Por que agora tenho que arrumar o caminho do Senhor? O amado(a) leitor me
permita outra pergunta, depois de lhe lembrar que a estrada de Deus não é a que
Ele ande sozinho. A estrada dEle é a sua vida; este é o caminho do Senhor. Agora
lhe pergunto: foi Ele quem bagunçou a sua vida?
Arrumar não é uma tarefa fácil, eu bem sei. Alguns caminhos
foram destruídos por vagabundos que trilharam a esmo e só pensavam em matar,
roubar e destruir. Assim entraram em nossas vidas para nos dominar e saíram dela
levando o que puderam, deixando rastro de destruição.
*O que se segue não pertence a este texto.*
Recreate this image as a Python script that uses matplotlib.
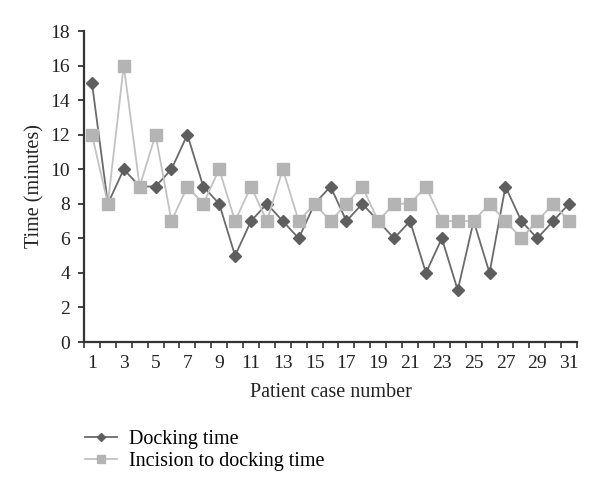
import matplotlib.pyplot as plt

cases = list(range(1, 32))
docking = [15, 8, 10, 9, 9, 10, 12, 9, 8, 5, 7, 8, 7, 6, 8, 9, 7, 8, 7, 6,
           7, 4, 6, 3, 7, 4, 9, 7, 6, 7, 8]
incision = [12, 8, 16, 9, 12, 7, 9, 8, 10, 7, 9, 7, 10, 7, 8, 7, 8, 9, 7, 8,
            8, 9, 7, 7, 7, 8, 7, 6, 7, 8, 7]

plt.rcParams['font.family'] = ['Liberation Serif', 'DejaVu Serif']
plt.rcParams['font.size'] = 13

fig = plt.figure(figsize=(6, 4.9), dpi=100)
ax = fig.add_axes([0.14, 0.302, 0.8217, 0.6347])

dock_line, = ax.plot(cases, docking, color='#6a6a6a', lw=1.3, marker='D',
                     markersize=6, markerfacecolor='#5e5e5e',
                     markeredgecolor='#5e5e5e', label='Docking time', zorder=2)
inc_line, = ax.plot(cases, incision, color='#c2c2c2', lw=1.3, marker='s',
                    markersize=8, markerfacecolor='#b4b4b4',
                    markeredgecolor='#b4b4b4',
                    label='Incision to docking time', zorder=3)

ax.set_xlim(0.5, 31.5)
ax.set_ylim(0, 18)
ax.set_yticks(range(0, 19, 2))
ax.set_xticks(range(1, 32, 2))
ax.set_xticks([i + 0.5 for i in range(0, 32)], minor=True)
ax.tick_params(axis='x', which='major', length=0, pad=9)
ax.tick_params(axis='x', which='minor', length=4, width=1.2, color='#333333', direction='out')
ax.tick_params(axis='y', length=4, width=1.2, color='#333333', pad=6)
ax.tick_params(labelsize=14, colors='#222222')

for s in ['top', 'right']:
    ax.spines[s].set_visible(False)
for s in ['left', 'bottom']:
    ax.spines[s].set_color('#333333')
    ax.spines[s].set_linewidth(1.6)

ax.set_ylabel('Time (minutes)', fontsize=14.5, color='#222222', labelpad=4)
ax.set_xlabel('Patient case number', fontsize=14.5, color='#222222', labelpad=8)

fig.legend(handles=[dock_line, inc_line], loc='upper left',
           bbox_to_anchor=(0.128, 0.14), frameon=False, fontsize=14.5,
           handlelength=1.6, handletextpad=0.6, labelspacing=0.15,
           borderaxespad=0, markerscale=0.75)

fig.savefig('out.png', dpi=100)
Alguns se apoderaram do
que não lhes pertence, mas se sentem donos e já gastaram tanto do que levaram
que não tem mais como devolver, senão os trapos e barracos.
Há muito que reconstruir. Eu também sei! Afinal, somos os
construtores de nossas próprias vidas. Edificamos uma vez, duas, três, edificaremos
novamente. O ladrão só pode viver de espoliações, a sua vida é miserável e já
está destruída. Reconstruir é uma tarefa que se empreende em mutirão, na
animação dos gritos e músicas de estímulo a quantos possam ouvir. Desde criança
aprendemos a refazer e endireitem nossos caminhos, quando esperamos quem
amamos. Pois, mandem ladrilhar as suas ruas com pedrinhas de brilhante, pois o
Senhor vai passar.
Desejo uma excelente e abençoada semana! Bom passeio com
Jesus, pois Ele continua trilhando as nossas estradas.
Glória ao Pai e ao Filho e ao Espírito Santo...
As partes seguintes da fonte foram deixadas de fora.